ANDERSONVILLE — Even though Michael Roper doesn't have children of his own, he has found an unconventional way to make a difference in thousands of local kids' lives through a charity program he founded that goes hand-in-hand with his business — selling beer.
"This is our way of getting involved with kids. It gives me a little connection with the neighborhood kids that I wouldn't normally get," said Roper, the owner of Hopleaf Bar, 5148 N. Clark St.
Roper came up with Kegs 4 Kids about 10 years ago when he noticed an influx of neighborhood groups asking for donations for everything: "Breast Cancer, AIDS, refugees ... things that are big issues and great causes."
"But you can't help that feeling of 'What's my $50 do to fight breast cancer?' I started thinking 'What if i could focus all the money on something in the neighborhood?' Be involved and see some results," Roper said.
When parents from Helen C. Peirce School of International Studies, at 1423 W. Bryn Mawr Ave., visited Hopleaf in desperate need of "a lot of money," the brainstorming began for the idea that would eventually grow into the Keg 4 Kids program. Over the next decade, the idea would evolve, but follow a familiar pattern: Get someone to donate beer, sell the beer, give all the money to the school.
The program has drawn many side-eyes, but Roper ensures "you drink the beer, kids get the money. Every penny goes to the school, so you can feel good about buying alcohol."
The program has been called a "godsend" by members of Friends of Peirce, a non-profit organization committed to helping Peirce "maximize the potential of its students to achieve their dreams by experiencing a world class primary education within the Chicago Public School system. The group along with the Peirce Local School Council "provides parent-led fundraising capabilities," according to its website.
Last year, the group raised nearly $73,000 for the school through events like Midsommarfest, Fiesta de Arte and a pledge drive. Kegs 4 Kids raised about $40,000 of the total, according to the website.
Direct benefits of the Friends of Pierce donations included the "May I have this Dance" program, Google Chromebooks, art assemblies, sports equipment and uniforms, garden supplies, the Debate Team, Girls on the Run, field trip stipends and a new sound system, Peirce Principal Lorianne Zaimi said.
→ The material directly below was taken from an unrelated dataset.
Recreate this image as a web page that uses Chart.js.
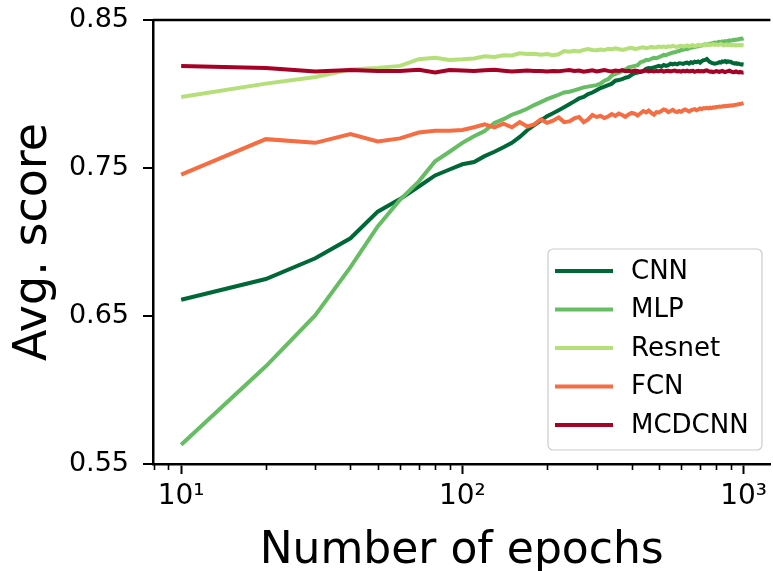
<!DOCTYPE html>
<html>
<head>
<meta charset="utf-8">
<script src="https://cdn.jsdelivr.net/npm/chart.js@4.4.1/dist/chart.umd.min.js"></script>
<style>
html,body{margin:0;padding:0;background:#fff;overflow:hidden;}
#wrap{width:773px;height:571px;position:relative;}
</style>
</head>
<body>
<div id="wrap"><canvas id="c" width="773" height="571"></canvas></div>
<script>
const epochs = [10,20,30,40,50,60,70,80,90,100,110,120,130,140,150,160,170,180,190,200,210,220,230,240,250,260,270,280,290,300,310,320,330,340,350,360,370,380,390,400,410,420,430,440,450,460,470,480,490,500,510,520,530,540,550,560,570,580,590,600,610,620,630,640,650,660,670,680,690,700,710,720,730,740,750,760,770,780,790,800,810,820,830,840,850,860,870,880,890,900,910,920,930,940,950,960,970,980,990,1000];

const seriesNames = ["CNN","MLP","Resnet","FCN","MCDCNN"];
const seriesColors = ["#006837","#66bd63","#b5df78","#f46d43","#a50026"];

const cnn = [0.661,0.675,0.689,0.7025,0.7205,0.729,0.7375,0.745,0.749,0.7525,
0.754,0.758,0.761,0.764,0.767,0.771,0.7755,0.779,0.782,0.785,
0.787,0.789,0.791,0.793,0.795,0.797,0.798,0.800,0.801,0.8025,
0.804,0.805,0.806,0.807,0.809,0.8095,0.810,0.811,0.8115,0.813,
0.814,0.8145,0.815,0.8155,0.817,0.8175,0.8174,0.818,0.8185,0.819,
0.8185,0.8196,0.819,0.8195,0.8205,0.820,0.8205,0.820,0.8208,0.8207,
0.8203,0.821,0.8212,0.8205,0.8215,0.821,0.8218,0.8215,0.822,0.8212,
0.8222,0.8228,0.823,0.8236,0.8225,0.8215,0.821,0.8208,0.8205,0.8207,
0.821,0.8215,0.8212,0.822,0.8218,0.8222,0.8215,0.822,0.8218,0.8218,
0.8212,0.8208,0.8205,0.8208,0.8203,0.8205,0.8202,0.820,0.8201,0.820];

const mlp = [0.563,0.616,0.6505,0.683,0.7105,0.7285,0.741,0.7545,0.761,0.767,
0.7715,0.775,0.7805,0.783,0.786,0.788,0.790,0.7925,0.7945,0.7965,
0.798,0.7995,0.801,0.8015,0.8025,0.8035,0.8045,0.805,0.8055,0.806,
0.807,0.809,0.810,0.8125,0.8135,0.8145,0.8155,0.8165,0.818,0.8185,
0.819,0.8195,0.8215,0.822,0.823,0.823,0.8238,0.8245,0.8242,0.825,
0.8255,0.8264,0.8262,0.827,0.8275,0.828,0.8282,0.8288,0.829,0.8297,
0.8298,0.8305,0.8303,0.831,0.8312,0.8315,0.8318,0.832,0.8322,0.8325,
0.8328,0.833,0.8335,0.8332,0.8338,0.834,0.8342,0.8345,0.8348,0.8345,
0.835,0.8352,0.8348,0.8355,0.8352,0.8357,0.8355,0.8358,0.8362,0.836,
0.8363,0.8366,0.8364,0.8368,0.8367,0.837,0.8372,0.8374,0.8373,0.8376];

const resnet = [0.798,0.807,0.8115,0.8165,0.8175,0.819,0.8235,0.8245,0.823,0.8234,
0.824,0.8255,0.825,0.8262,0.826,0.8275,0.827,0.8272,0.8265,0.827,
0.8262,0.8268,0.829,0.8285,0.8292,0.8288,0.8298,0.8304,0.8298,0.8296,
0.830,0.8297,0.8305,0.8302,0.8308,0.8304,0.8298,0.8302,0.831,0.8312,
0.8305,0.8308,0.8312,0.8315,0.8309,0.8313,0.8318,0.8314,0.8316,0.8321,
0.8318,0.832,0.8315,0.8322,0.8319,0.8325,0.8321,0.8318,0.8323,0.8326,
0.832,0.8324,0.8328,0.8322,0.8326,0.833,0.8324,0.8327,0.8332,0.8328,
0.833,0.8334,0.8329,0.8333,0.8336,0.833,0.8333,0.8337,0.8332,0.8335,
0.8331,0.8334,0.8338,0.8333,0.8329,0.8332,0.8335,0.833,0.8333,0.8331,
0.8328,0.8332,0.833,0.8327,0.833,0.8328,0.8331,0.8329,0.833,0.8328];

const fcn = [0.7455,0.7695,0.767,0.773,0.768,0.770,0.774,0.7752,0.7752,0.7757,
0.7775,0.7795,0.7775,0.780,0.7775,0.781,0.778,0.7795,0.7828,0.7805,
0.782,0.7842,0.781,0.7815,0.7835,0.7845,0.781,0.7828,0.7858,0.7845,
0.7852,0.7838,0.7848,0.7865,0.7852,0.7868,0.7858,0.7845,0.7862,0.7872,
0.7868,0.7855,0.787,0.7885,0.7875,0.7888,0.7872,0.786,0.7878,0.7875,
0.7885,0.7896,0.789,0.7878,0.7885,0.7893,0.7882,0.7878,0.7885,0.788,
0.789,0.7896,0.7888,0.7882,0.789,0.7895,0.7898,0.789,0.7895,0.7902,
0.7898,0.7905,0.7902,0.7906,0.7903,0.7908,0.7905,0.791,0.7908,0.7912,
0.7913,0.7915,0.7914,0.7916,0.7918,0.7917,0.792,0.7919,0.7922,0.7921,
0.7924,0.7923,0.7926,0.7928,0.7929,0.7931,0.7933,0.7934,0.7936,0.7938];

const mcdcnn = [0.819,0.8175,0.8152,0.8162,0.8155,0.8156,0.8163,0.8145,0.8162,0.8158,
0.8155,0.816,0.8163,0.8157,0.8152,0.8155,0.8158,0.8156,0.8155,0.8152,
0.8155,0.8153,0.8158,0.8162,0.8155,0.8158,0.815,0.8155,0.816,0.8153,
0.8157,0.8162,0.8156,0.8152,0.8158,0.8155,0.8161,0.8154,0.8157,0.8152,
0.8159,0.8156,0.815,0.8155,0.8158,0.8153,0.8157,0.8152,0.8156,0.8154,
0.8158,0.8151,0.8155,0.8157,0.8152,0.8156,0.8159,0.8153,0.8155,0.8151,
0.8156,0.8153,0.8158,0.8152,0.8155,0.8157,0.815,0.8154,0.8156,0.8152,
0.8155,0.8153,0.8157,0.816,0.8154,0.815,0.8152,0.8148,0.8151,0.8155,
0.8152,0.8149,0.8153,0.8156,0.8151,0.8148,0.8152,0.8155,0.8158,0.8153,
0.815,0.8147,0.8149,0.8152,0.8148,0.8146,0.8149,0.8147,0.8145,0.8146];

const yTicks = [0.55,0.65,0.75,0.85];
const xMajorTicks = [10,100,1000];
const xMinorTicks = [8,9,20,30,40,50,60,70,80,90,200,300,400,500,600,700,800,900];
const xTickLabels = {10:"10\u00B9",100:"10\u00B2",1000:"10\u00B3"};
const xTitle = "Number of epochs";
const yTitle = "Avg. score";

const seriesValues = [cnn, mlp, resnet, fcn, mcdcnn];
const FONT = "'DejaVu Sans', sans-serif";

const datasets = seriesNames.map((name, i) => ({
  label: name,
  data: epochs.map((e, j) => ({x: e, y: seriesValues[i][j]})),
  borderColor: seriesColors[i],
  backgroundColor: seriesColors[i],
  borderWidth: 4,
  pointRadius: 0,
  tension: 0,
  order: seriesNames.length - i
}));

const frame = {
  id: 'frame',
  afterDatasetsDraw(chart) {
    const ctx = chart.ctx, a = chart.chartArea;
    const xs = chart.scales.x, ys = chart.scales.y;
    ctx.save();
    ctx.strokeStyle = '#000';
    ctx.lineWidth = 2.5;
    ctx.beginPath();
    ctx.moveTo(a.left, a.top);
    ctx.lineTo(a.right, a.top);
    ctx.stroke();
    ctx.lineWidth = 2;
    yTicks.forEach(v => {
      const py = Math.round(ys.getPixelForValue(v));
      ctx.beginPath();
      ctx.moveTo(a.left, py);
      ctx.lineTo(a.left - 10, py);
      ctx.stroke();
    });
    ctx.lineWidth = 1.6;
    xMinorTicks.forEach(v => {
      const px = Math.round(xs.getPixelForValue(v)) + 0.5;
      ctx.beginPath();
      ctx.moveTo(px, a.bottom);
      ctx.lineTo(px, a.bottom + 6);
      ctx.stroke();
    });
    ctx.restore();
  },
  afterDraw(chart) {
    const ctx = chart.ctx;
    const bx = 548, by = 249, bw = 214, bh = 201, r = 5;
    ctx.save();
    ctx.globalAlpha = 0.8;
    ctx.fillStyle = '#fff';
    ctx.strokeStyle = '#cccccc';
    ctx.lineWidth = 1.2;
    ctx.beginPath();
    ctx.moveTo(bx + r, by);
    ctx.arcTo(bx + bw, by, bx + bw, by + bh, r);
    ctx.arcTo(bx + bw, by + bh, bx, by + bh, r);
    ctx.arcTo(bx, by + bh, bx, by, r);
    ctx.arcTo(bx, by, bx + bw, by, r);
    ctx.closePath();
    ctx.fill();
    ctx.globalAlpha = 1;
    ctx.stroke();
    ctx.font = "26px " + FONT;
    ctx.textBaseline = 'middle';
    ctx.fillStyle = '#000';
    chart.data.datasets.forEach((ds, i) => {
      const y = 271 + i * 38.5;
      ctx.strokeStyle = ds.borderColor;
      ctx.lineWidth = 4;
      ctx.beginPath();
      ctx.moveTo(555, y);
      ctx.lineTo(613, y);
      ctx.stroke();
      ctx.fillText(ds.label, 631, y + 1);
    });
    ctx.restore();
  }
};

new Chart(document.getElementById('c'), {
  type: 'line',
  data: { datasets },
  plugins: [frame],
  options: {
    responsive: false,
    animation: false,
    devicePixelRatio: 1,
    layout: { padding: { left: 0, right: 0, top: 20, bottom: 0 } },
    plugins: { legend: { display: false }, tooltip: { enabled: false } },
    scales: {
      x: {
        type: 'logarithmic',
        min: 7.94,
        max: 1246,
        afterFit(s) { s.height = 107; },
        afterBuildTicks(s) { s.ticks = xMajorTicks.map(v => ({value: v})); },
        border: { display: true, color: '#000', width: 2.5 },
        grid: { drawOnChartArea: false, drawTicks: true, tickLength: 10, tickWidth: 2, tickColor: '#000' },
        ticks: {
          autoSkip: false, maxRotation: 0, padding: 6, color: '#000',
          font: { family: FONT, size: 28 },
          callback: (v) => xTickLabels[v] || ''
        },
        title: { display: true, text: xTitle, color: '#000', font: { family: FONT, size: 44, lineHeight: 1 }, padding: { top: 0, bottom: -3 } }
      },
      y: {
        min: 0.55,
        max: 0.85,
        afterFit(s) { s.width = 153; },
        afterBuildTicks(s) { s.ticks = yTicks.map(v => ({value: v})); },
        border: { display: true, color: '#000', width: 2.5 },
        grid: { drawOnChartArea: false, drawTicks: true, tickLength: 24, tickWidth: 0, tickColor: 'rgba(0,0,0,0)' },
        ticks: {
          padding: 0, color: '#000',
          font: { family: FONT, size: 27 },
          callback: (v) => Number(v).toFixed(2)
        },
        title: { display: true, text: yTitle, color: '#000', font: { family: FONT, size: 46 }, padding: { top: 6, bottom: 0 } }
      }
    }
  }
});
</script>
</body>
</html>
"Kegs for Kids raises additional funds that go to supplement current programming, given challenging budget times, these funds are essential in supporting quality programs such as technology integration, arts programs, after school programs and enrichment activities to support classroom programs," Zaimi said.
According to the Friends of Peirce President Dave Tilson, over the years Roper and Friends of Peirce have held silent auctions, beer-tasting events at the old Metropolis roasting plant, raffles, brunches at Hopleaf and "an annual event at Hopleaf that brings together the Edgewater, Peirce" and craft beer community for an afternoon of beer tasting.
"In many ways, the Kegs for Kids event was a gamechanger for us to raise funds for Peirce. Most of the funds from this event were raised from sources outside the school — families, parents, teachers, administrators, etc. — which really made a difference for us to have other events that catered to that audience. We couldn't do what we do without this program," he said.
"Michael and [his wife] Louise really embrace the concept that without strong neighborhood schools and programs within and around them, Chicago communities are really at a disadvantage for growth and economic development opportunities. We agree," Tilson said.
The latest arm of the Kids 4 Kids program is the "pour of the week," which allows buyers to buy a keg that will be served by the glass with all proceeds going toward the school. Roper developed the concept to keep the donations flowing all year round and because it was easier than trying to get businesses to donate tons of kegs for a big event. So far, he's got donated kegs lined up until July, he said.
"This way we have a constant stream [of donations,] instead of a bunch in one day, and we can channel it towards bigger or smaller projects at the school," Roper said.